**Provided records**.
^^^^^^^^
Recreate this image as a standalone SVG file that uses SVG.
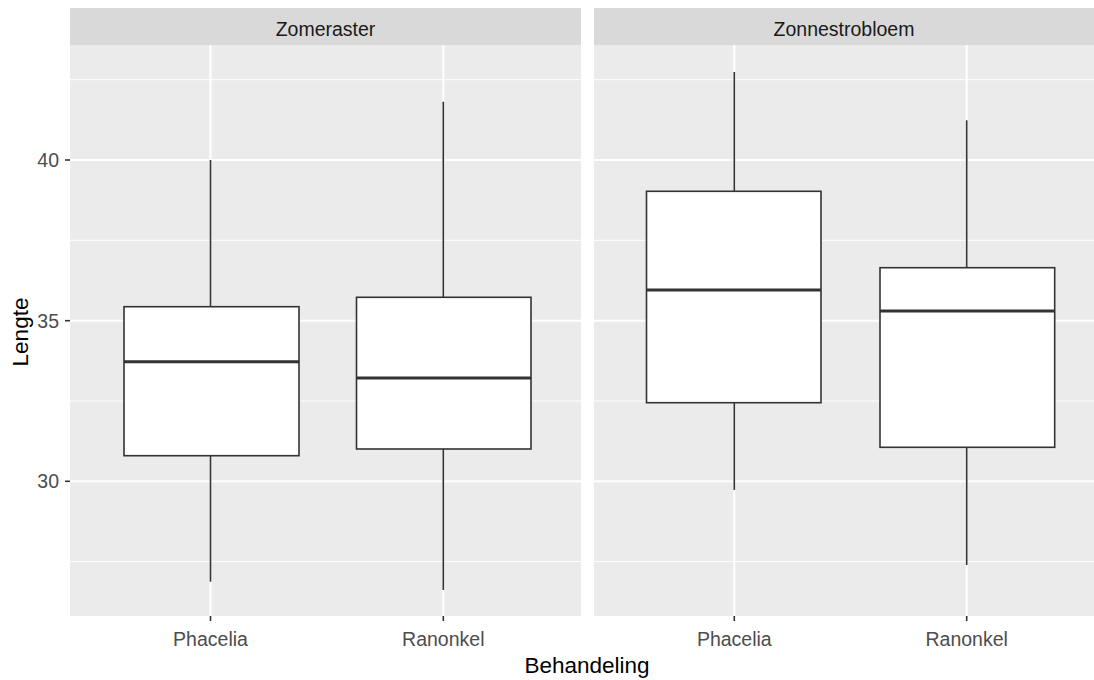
^^^^^^^^
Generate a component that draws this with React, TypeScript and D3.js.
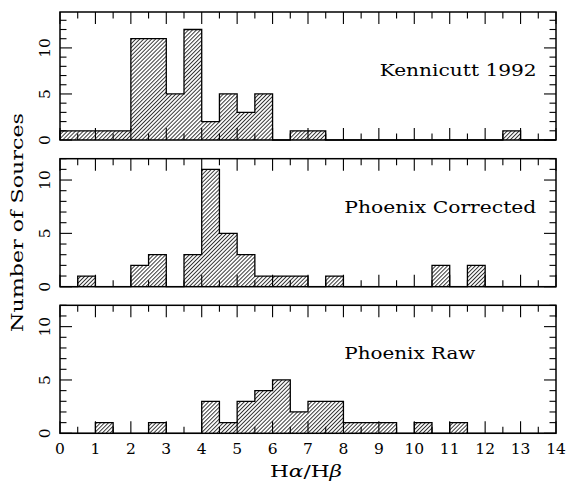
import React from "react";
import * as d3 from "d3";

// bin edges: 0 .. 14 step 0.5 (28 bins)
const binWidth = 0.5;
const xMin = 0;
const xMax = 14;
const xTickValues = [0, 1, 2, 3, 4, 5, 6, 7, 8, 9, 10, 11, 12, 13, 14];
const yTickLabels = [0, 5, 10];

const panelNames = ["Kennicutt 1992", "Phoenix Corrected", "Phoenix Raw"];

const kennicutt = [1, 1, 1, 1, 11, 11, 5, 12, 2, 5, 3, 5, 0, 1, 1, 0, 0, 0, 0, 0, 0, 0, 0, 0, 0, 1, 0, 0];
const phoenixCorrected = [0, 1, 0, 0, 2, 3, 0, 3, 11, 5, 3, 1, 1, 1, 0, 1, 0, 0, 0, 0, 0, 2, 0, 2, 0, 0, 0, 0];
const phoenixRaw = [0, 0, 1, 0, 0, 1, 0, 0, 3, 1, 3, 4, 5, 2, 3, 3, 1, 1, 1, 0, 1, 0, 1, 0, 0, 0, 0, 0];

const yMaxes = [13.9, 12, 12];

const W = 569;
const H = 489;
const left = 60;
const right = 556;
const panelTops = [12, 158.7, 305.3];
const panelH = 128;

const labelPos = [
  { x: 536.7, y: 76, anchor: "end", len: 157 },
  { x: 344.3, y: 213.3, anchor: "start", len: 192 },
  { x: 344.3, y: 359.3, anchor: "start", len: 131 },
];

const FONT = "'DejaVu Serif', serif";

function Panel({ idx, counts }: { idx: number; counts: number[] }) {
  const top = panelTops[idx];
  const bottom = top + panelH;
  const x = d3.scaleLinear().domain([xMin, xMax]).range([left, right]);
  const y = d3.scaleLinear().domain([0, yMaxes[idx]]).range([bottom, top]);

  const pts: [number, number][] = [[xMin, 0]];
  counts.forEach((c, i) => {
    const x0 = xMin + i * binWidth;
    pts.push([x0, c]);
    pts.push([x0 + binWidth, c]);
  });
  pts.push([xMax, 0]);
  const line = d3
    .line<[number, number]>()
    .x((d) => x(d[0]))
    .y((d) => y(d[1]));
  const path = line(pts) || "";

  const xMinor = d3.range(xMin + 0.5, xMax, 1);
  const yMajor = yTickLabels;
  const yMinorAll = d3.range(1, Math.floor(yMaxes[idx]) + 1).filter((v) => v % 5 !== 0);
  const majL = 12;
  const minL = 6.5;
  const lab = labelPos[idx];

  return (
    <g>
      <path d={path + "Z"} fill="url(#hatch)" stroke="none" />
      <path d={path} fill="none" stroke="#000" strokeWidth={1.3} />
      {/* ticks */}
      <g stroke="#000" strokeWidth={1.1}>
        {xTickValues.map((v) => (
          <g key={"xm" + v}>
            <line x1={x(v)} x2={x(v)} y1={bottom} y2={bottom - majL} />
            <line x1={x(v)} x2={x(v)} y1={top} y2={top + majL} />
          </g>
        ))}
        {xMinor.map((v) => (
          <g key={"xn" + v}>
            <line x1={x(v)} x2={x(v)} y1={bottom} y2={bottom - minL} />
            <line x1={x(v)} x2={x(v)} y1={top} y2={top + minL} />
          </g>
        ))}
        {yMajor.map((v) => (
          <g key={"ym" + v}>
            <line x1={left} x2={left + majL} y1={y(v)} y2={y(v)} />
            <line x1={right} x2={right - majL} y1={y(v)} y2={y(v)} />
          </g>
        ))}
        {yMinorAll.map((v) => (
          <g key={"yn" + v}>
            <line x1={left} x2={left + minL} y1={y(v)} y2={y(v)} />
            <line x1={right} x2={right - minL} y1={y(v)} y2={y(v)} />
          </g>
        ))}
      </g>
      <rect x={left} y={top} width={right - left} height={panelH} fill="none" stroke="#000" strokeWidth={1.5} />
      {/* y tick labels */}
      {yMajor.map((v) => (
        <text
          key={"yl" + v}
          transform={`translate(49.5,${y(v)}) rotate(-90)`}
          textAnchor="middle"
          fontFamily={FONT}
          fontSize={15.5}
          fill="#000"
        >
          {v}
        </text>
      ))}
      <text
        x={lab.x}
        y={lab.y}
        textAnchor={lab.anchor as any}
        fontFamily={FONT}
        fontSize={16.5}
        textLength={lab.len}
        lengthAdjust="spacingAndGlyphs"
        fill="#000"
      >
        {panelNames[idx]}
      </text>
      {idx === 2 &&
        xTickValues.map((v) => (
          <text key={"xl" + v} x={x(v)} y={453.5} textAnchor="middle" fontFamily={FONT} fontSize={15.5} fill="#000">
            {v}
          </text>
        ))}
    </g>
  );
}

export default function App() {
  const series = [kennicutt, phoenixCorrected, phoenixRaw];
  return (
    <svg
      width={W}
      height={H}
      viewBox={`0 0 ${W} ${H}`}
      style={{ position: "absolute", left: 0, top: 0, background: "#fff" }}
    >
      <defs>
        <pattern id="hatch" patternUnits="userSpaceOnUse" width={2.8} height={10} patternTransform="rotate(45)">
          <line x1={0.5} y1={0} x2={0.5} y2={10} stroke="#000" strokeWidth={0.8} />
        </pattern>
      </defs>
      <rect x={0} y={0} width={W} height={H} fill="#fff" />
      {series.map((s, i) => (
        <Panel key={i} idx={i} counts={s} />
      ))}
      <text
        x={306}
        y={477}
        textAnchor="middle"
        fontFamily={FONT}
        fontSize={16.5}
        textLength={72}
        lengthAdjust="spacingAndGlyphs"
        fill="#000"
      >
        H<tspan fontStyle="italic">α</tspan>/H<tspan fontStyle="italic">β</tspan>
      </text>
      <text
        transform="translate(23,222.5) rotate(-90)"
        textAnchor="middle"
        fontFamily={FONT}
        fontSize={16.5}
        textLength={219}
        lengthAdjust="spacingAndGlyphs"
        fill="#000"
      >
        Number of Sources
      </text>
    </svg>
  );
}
^^^^^^^^
**What needs to be done**. Take the lines from the one holding "Generate a component" to the one holding "const yTickLabels = [0, 5, 10];", both lines included, and give them again exactly, with no pictures.

**Output of the task**.
Generate a component that draws this with React, TypeScript and D3.js.
import React from "react";
import * as d3 from "d3";

// bin edges: 0 .. 14 step 0.5 (28 bins)
const binWidth = 0.5;
const xMin = 0;
const xMax = 14;
const xTickValues = [0, 1, 2, 3, 4, 5, 6, 7, 8, 9, 10, 11, 12, 13, 14];
const yTickLabels = [0, 5, 10];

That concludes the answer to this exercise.